Depois de terem tido a então considerada brilhante ideia de, presenteando o arquiduque Maximiliano da Áustria, simultaneamente se livrarem de um elefante que, no dizer de Catarina da Áustria há mais de dois anos viera da Índia e desde então não teria feito outra coisa que não fosse «comer e dormir, a dorna da água sempre cheia, forragens aos montões, é como se estivéssemos a sustentar uma besta à argola (...)», a rainha e o rei enfrentam as contradições dos seus próprios espíritos.
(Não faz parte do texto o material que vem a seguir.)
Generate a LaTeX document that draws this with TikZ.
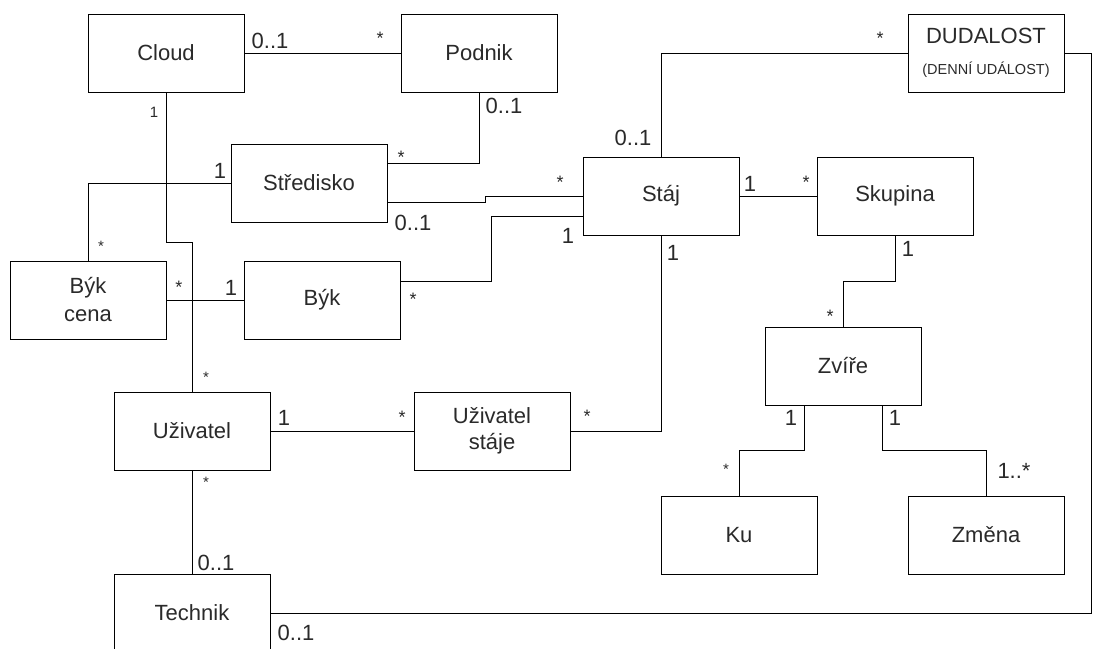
\documentclass[tikz,border=0pt]{standalone}
\usepackage{fontspec}
\setmainfont{Liberation Sans}
\definecolor{ink}{HTML}{2a2a2a}
\begin{document}
\begin{tikzpicture}[x=1pt,y=-1pt,
  box/.style={draw=black, line width=1pt, minimum width=156pt, minimum height=78pt, inner sep=0pt,
    align=center, text=ink, font=\fontsize{22}{28}\selectfont},
  conn/.style={draw=black, line width=1pt},
  lab/.style={inner sep=0pt, anchor=base, text=ink, font=\fontsize{22}{24}\selectfont},
  star/.style={inner sep=0pt, anchor=base, text=ink, font=\fontsize{18}{20}\selectfont},
  slab/.style={inner sep=0pt, anchor=base, text=ink, font=\fontsize{15}{17}\selectfont}]
\useasboundingbox (0,0) rectangle (1100,648);
\fill[white] (0,0) rectangle (1100,648);

% classes
\node[box] (cloud) at (166,53) {Cloud};
\node[box] (podnik) at (479,53) {Podnik};
\node[box] (stred) at (309,183) {Středisko};
\node[box] (staj) at (661,196) {Stáj};
\node[box] (skup) at (895,196) {Skupina};
\node[box, font=\fontsize{22}{30}\selectfont] (dud) at (986,53) {DUDALOST\\[1pt]{\fontsize{14.5}{17}\selectfont (DENNÍ UDÁLOST)}};
\node[box] (bykc) at (88,300) {Býk\\cena};
\node[box] (byk) at (322,300) {Býk};
\node[box] (uziv) at (192,431) {Uživatel};
\node[box, font=\fontsize{22}{26}\selectfont] (uzs) at (492,431) {Uživatel\\stáje};
\node[box] (zvire) at (843,366) {Zvíře};
\node[box] (ku) at (739,535) {Ku};
\node[box] (zmena) at (986,535) {Změna};
\node[box] (tech) at (192,613) {Technik};

\coordinate (corner) at (1091,53);

% connectors
\draw[conn] (cloud.east) -- (podnik.west);
\draw[conn] (cloud.south) -- (cloud.south |- 0,242) -| (uziv.north);
\draw[conn] (stred.west) -| (bykc.north);
\draw[conn] (podnik.south) |- ([yshift=20pt]stred.east);
\draw[conn] ([yshift=-19pt]stred.east) -- ++(98,0) |- (staj.west);
\draw[conn] ([yshift=19pt]byk.east) -- ++(91,0) |- ([yshift=-20pt]staj.west);
\draw[conn] (bykc.east) -- (byk.west);
\draw[conn] (staj.north) |- (dud.west);
\draw[conn] (staj.east) -- (skup.west);
\draw[conn] (staj.south) |- (uzs.east);
\draw[conn] (uziv.east) -- (uzs.west);
\draw[conn] (uziv.south) -- (tech.north);
\draw[conn] (skup.south) -- ++(0,46) -| (zvire.north);
\draw[conn] ([xshift=-39pt]zvire.south) -- ++(0,45) -| (ku.north);
\draw[conn] ([xshift=39pt]zvire.south) -- ++(0,45) -| (zmena.north);
\draw[conn] (dud.east) -- (corner) |- (tech.east);

% multiplicities
\node[lab] (m1) at (270,48) {0..1};
\node[star] (m2) at (380,44) {*};
\node[slab] (m3) at (154,117) {1};
\node[lab] (m4) at (220,178) {1};
\node[slab] (m5) at (101,251) {*};
\node[star] (m6) at (401,163) {*};
\node[lab] (m7) at (504,113) {0..1};
\node[lab] (m8) at (413,230) {0..1};
\node[star] (m9) at (560,188) {*};
\node[lab] (m10) at (568,243) {1};
\node[star] (m11) at (413,305) {*};
\node[lab] (m12) at (633,145) {0..1};
\node[lab] (m13) at (673,260) {1};
\node[star] (m14) at (880,44) {*};
\node[lab] (m15) at (750,191) {1};
\node[star] (m16) at (806,188) {*};
\node[lab] (m17) at (908,256) {1};
\node[star] (m18) at (830,322) {*};
\node[lab] (m19) at (791,425) {1};
\node[lab] (m20) at (895,425) {1};
\node[slab] (m21) at (726,474) {*};
\node[lab] (m22) at (1014,478) {1..*};
\node[star] (m23) at (179,293) {*};
\node[lab] (m24) at (231,295) {1};
\node[slab] (m25) at (206,382) {*};
\node[lab] (m26) at (284,425) {1};
\node[star] (m27) at (402,423) {*};
\node[star] (m28) at (587,422) {*};
\node[slab] (m29) at (206,487) {*};
\node[lab] (m30) at (216,570) {0..1};
\node[lab] (m31) at (296,640) {0..1};
\end{tikzpicture}
\end{document}
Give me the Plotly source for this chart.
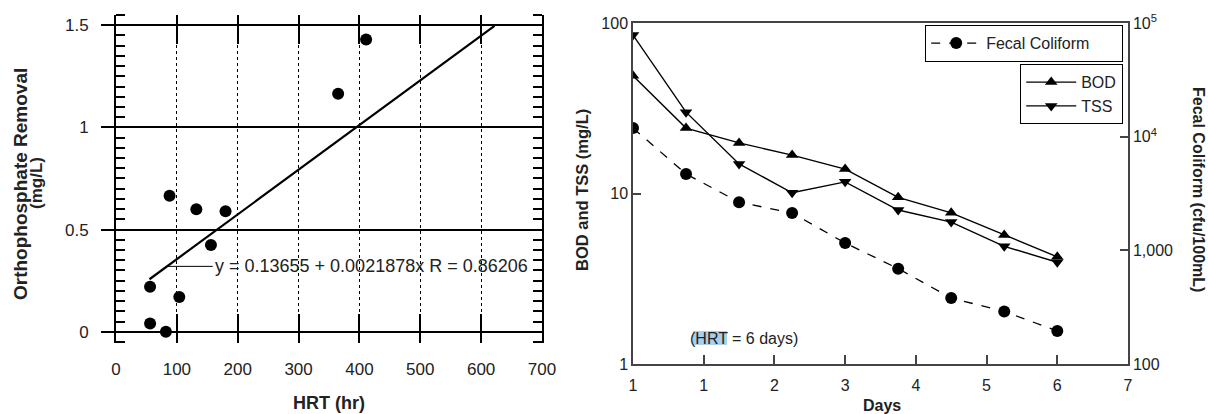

Saramago desvenda as cornocópias da alma como poucos, convenhamos. Ao conhecer da tão ansiada aceitação do presente por aquele primo de linhagem, o rei D. João III acaba por confessar: Salomão (impõe desde logo que enquanto permanecesse em Portugal, assim se chamasse, e não Solimão como já o baptizara o arquiduque na carta de aceitação) «não imagina as perturbações que tem gerado entre nós a partir do dia em que decidi dá-lo ao arquiduque, creio que no fundo, ninguém aqui quer que ele se vá, estranho caso, não é gato que se roce nas nossas pernas, não é cão que nos olhe como se fossemos o seu criador, e, no entanto, aqui estamos aflitos, quase em desespero, como se algo nos tivesse sido arrancado(...)».

É assim que começa «A viagem de um elefante»: por uma viagem pelo arrependimento das almas daqueles que começaram por se querer ver livres dele.